Over the last several years, Colin Moore, political scientist and associate professor in the College of Social Sciences, has been researching the more than 200,000 Filipino veterans who, after serving in the U.S. Armed Forces during WWII, spent decades fighting for promised benefits—including naturalization and G.I. Bill benefits—that Congress denied them through the 1946 Rescission Act. This research has brought him to the U.S. National Archives, the Clinton Presidential Library, and the Senator Daniel K. Inouye Papers housed in Hamilton Library’s Hawaiʻi Congressional Papers Collection.

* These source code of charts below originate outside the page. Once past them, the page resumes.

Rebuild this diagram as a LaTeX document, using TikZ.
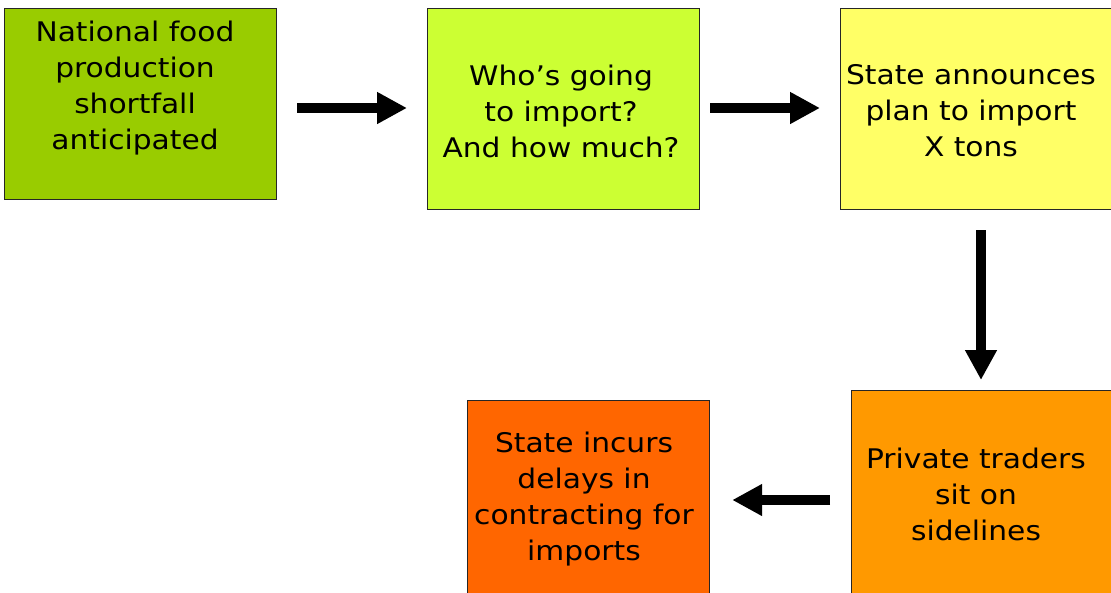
\documentclass[tikz,border=0pt]{standalone}
\usepackage{fontspec}
\setmainfont{DejaVu Sans}[FakeStretch=1.1]
\usetikzlibrary{arrows.meta}
\definecolor{boxA}{HTML}{99CC00}
\definecolor{boxB}{HTML}{CCFF33}
\definecolor{boxC}{HTML}{FFFF66}
\definecolor{boxD}{HTML}{FF9900}
\definecolor{boxE}{HTML}{FF6600}
\tikzset{
  stepbox/.style={draw=black!85, line width=1.2pt, inner sep=0pt, anchor=north west},
  steptext/.style={align=center, inner sep=0pt, font=\fontsize{27}{36}\selectfont},
  flow/.style={line width=10pt, -{Triangle[length=30pt,width=30pt]}},
}
\begin{document}
\begin{tikzpicture}[x=1pt,y=-1pt]
  \useasboundingbox (0,0) rectangle (1111,592);
  % boxes
  \node[stepbox, fill=boxA, minimum width=272pt, minimum height=191pt] (b1) at (4,8) {};
  \node[stepbox, fill=boxB, minimum width=272pt, minimum height=201pt] (b2) at (427,8) {};
  \node[stepbox, fill=boxC, minimum width=272pt, minimum height=201pt] (b3) at (840,8) {};
  \node[stepbox, fill=boxD, minimum width=262pt, minimum height=203pt] (b4) at (851,390) {};
  \node[stepbox, fill=boxE, minimum width=242pt, minimum height=193pt] (b5) at (467,400) {};
  % labels
  \node[steptext] (t1) at (135,88) {National food\\production\\shortfall\\anticipated};
  \node[steptext] (t2) at (561,111) {Who’s going\\to import?\\And how much?};
  \node[steptext] (t3) at (971,111) {State announces\\plan to import\\X tons};
  \node[steptext] (t4) at (976,494) {Private traders\\sit on\\sidelines};
  \node[steptext] (t5) at (584,499) {State incurs\\delays in\\contracting for\\imports};
  % connectors
  \draw[flow] ([xshift=20pt]b1.east |- 0,108) -- ([xshift=-20pt]b2.west |- 0,108);
  \draw[flow] ([xshift=10pt]b2.east |- 0,108) -- ([xshift=-20pt]b3.west |- 0,108);
  \draw[flow] ([yshift=-20pt]b3.south -| 981,0) -- ([yshift=10pt]b4.north -| 981,0);
  \draw[flow] ([xshift=-21pt]b4.west |- 0,500) -- ([xshift=22pt]b5.east |- 0,500);
\end{tikzpicture}
\end{document}
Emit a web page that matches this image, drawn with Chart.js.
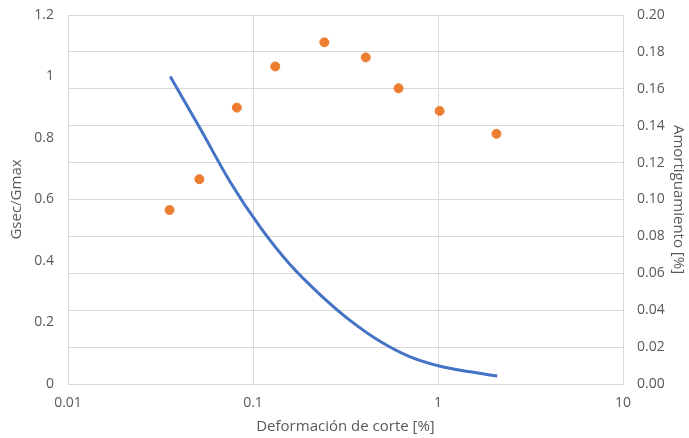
<!DOCTYPE html>
<html>
<head>
<meta charset="utf-8">
<script src="https://cdn.jsdelivr.net/npm/chart.js@4"></script>
<style>
  html, body { margin: 0; padding: 0; background: #fff; }
  #wrap { width: 689px; height: 438px; }
</style>
</head>
<body>
<div id="wrap"><canvas id="chart" width="689" height="438"></canvas></div>
<script>
// curva Gsec/Gmax vs deformación de corte [%]
const strainCurve = [0.0357, 0.052, 0.0753, 0.1094, 0.159, 0.231, 0.336, 0.488, 0.708, 1.028, 1.495, 2.09];
const gRatio = [1.0, 0.829, 0.657, 0.51, 0.3875, 0.29, 0.206, 0.138, 0.088, 0.0575, 0.0395, 0.026];

// amortiguamiento
const strainPts = [0.0354, 0.0513, 0.0818, 0.132, 0.243, 0.407, 0.612, 1.02, 2.07];
const damping = [0.0943, 0.111, 0.1498, 0.1721, 0.1852, 0.177, 0.1603, 0.148, 0.1356];

const xTicks = [0.01, 0.1, 1, 10];
const leftTicks = [0, 0.2, 0.4, 0.6, 0.8, 1, 1.2];
const rightTicks = [0, 0.02, 0.04, 0.06, 0.08, 0.10, 0.12, 0.14, 0.16, 0.18, 0.20];

const font = { family: '"Open Sans", sans-serif', size: 14 };
const titleFont = { family: '"Open Sans", sans-serif', size: 15 };
const textColor = '#595959';
const gridColor = '#d9d9d9';

// el area del grafico la fija el padding, no las etiquetas
function fitVertical(width) {
    return axis => {
        axis.width = width;
        axis.paddingTop = 0;
        axis.paddingBottom = 0;
    };
}

const ctx = document.getElementById('chart').getContext('2d');
new Chart(ctx, {
    type: 'scatter',
    data: {
        datasets: [
            {
                label: 'Gsec/Gmax',
                data: strainCurve.map((x, i) => ({ x: x, y: gRatio[i] })),
                yAxisID: 'y',
                showLine: true,
                borderColor: '#4472C4',
                borderWidth: 3,
                pointRadius: 0,
                cubicInterpolationMode: 'monotone',
                order: 2
            },
            {
                label: 'Amortiguamiento',
                data: strainPts.map((x, i) => ({ x: x, y: damping[i] })),
                yAxisID: 'y2',
                showLine: false,
                backgroundColor: '#ED7D31',
                borderColor: '#ED7D31',
                pointRadius: 4.5,
                order: 1
            }
        ]
    },
    options: {
        responsive: false,
        animation: false,
        layout: { padding: { top: 15, left: 8, right: 0, bottom: 2 } },
        plugins: {
            legend: { display: false },
            tooltip: { enabled: false }
        },
        scales: {
            x: {
                type: 'logarithmic',
                min: 0.01,
                max: 10,
                afterBuildTicks: axis => { axis.ticks = xTicks.map(v => ({ value: v })); },
                afterFit: axis => { axis.height = 52; },
                ticks: {
                    color: textColor,
                    font: font,
                    padding: 11,
                    maxRotation: 0,
                    callback: v => String(v)
                },
                grid: { color: gridColor, drawTicks: false },
                border: { color: gridColor },
                title: {
                    display: true,
                    text: 'Deformación de corte [%]',
                    color: textColor,
                    font: titleFont,
                    padding: { top: 0, bottom: 0 }
                }
            },
            y: {
                position: 'left',
                min: 0,
                max: 1.2,
                afterBuildTicks: axis => { axis.ticks = leftTicks.map(v => ({ value: v })); },
                afterFit: fitVertical(60),
                ticks: {
                    color: textColor,
                    font: font,
                    padding: 14,
                    callback: v => String(Math.round(v * 10) / 10)
                },
                grid: { display: false, drawTicks: false },
                border: { display: false },
                title: {
                    display: true,
                    text: 'Gsec/Gmax',
                    color: textColor,
                    font: titleFont,
                    padding: { top: 0, bottom: 2 }
                }
            },
            y2: {
                position: 'right',
                min: 0,
                max: 0.2,
                afterBuildTicks: axis => { axis.ticks = rightTicks.map(v => ({ value: v })); },
                afterFit: fitVertical(66),
                ticks: {
                    color: textColor,
                    font: font,
                    padding: 14,
                    callback: v => v.toFixed(2)
                },
                grid: { color: gridColor, drawTicks: false },
                border: { display: false },
                title: {
                    display: true,
                    text: 'Amortiguamiento [%]',
                    color: textColor,
                    font: titleFont,
                    padding: { top: 2, bottom: 0 }
                }
            }
        }
    }
});
</script>
</body>
</html>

Moore presented his research in a public talk titled, “Soldiers of a Forgotten Empire: Filipino Veterans and the Politics of Denial.” The hybrid event on Feb. 27 was organized by the College of Social Sciences and co-sponsored by UH Mānoa Hamilton Library and the Daniel K. Inouye Institute. Moore’s research was part of DKI Fellows Program, which is supported by the Daniel K. Inouye Institute.

Moore’s talk considered the plight of Filipino veterans within the broader context of U.S. imperialism and later, the Cold War. It also traced Senator Inouye’s decades-long effort to obtain justice for these veterans. Letters that veterans wrote to Senator Inouye reveal their frustration, anger, and disappointment.

The talk was followed by a lively discussion among in-person and zoom attendees, many of whom had personal connections to Filipino veterans who struggled to access the benefits that were due to them. UH Regent and former Governor Neil Abercrombie, who worked with Inouye as part of Hawai’i’s congressional delegation, shared his perspectives on advocating for Inouye’s redress legislation in the U.S. House. Abercrombie’s archives are also accessible to researchers in Hamilton Library.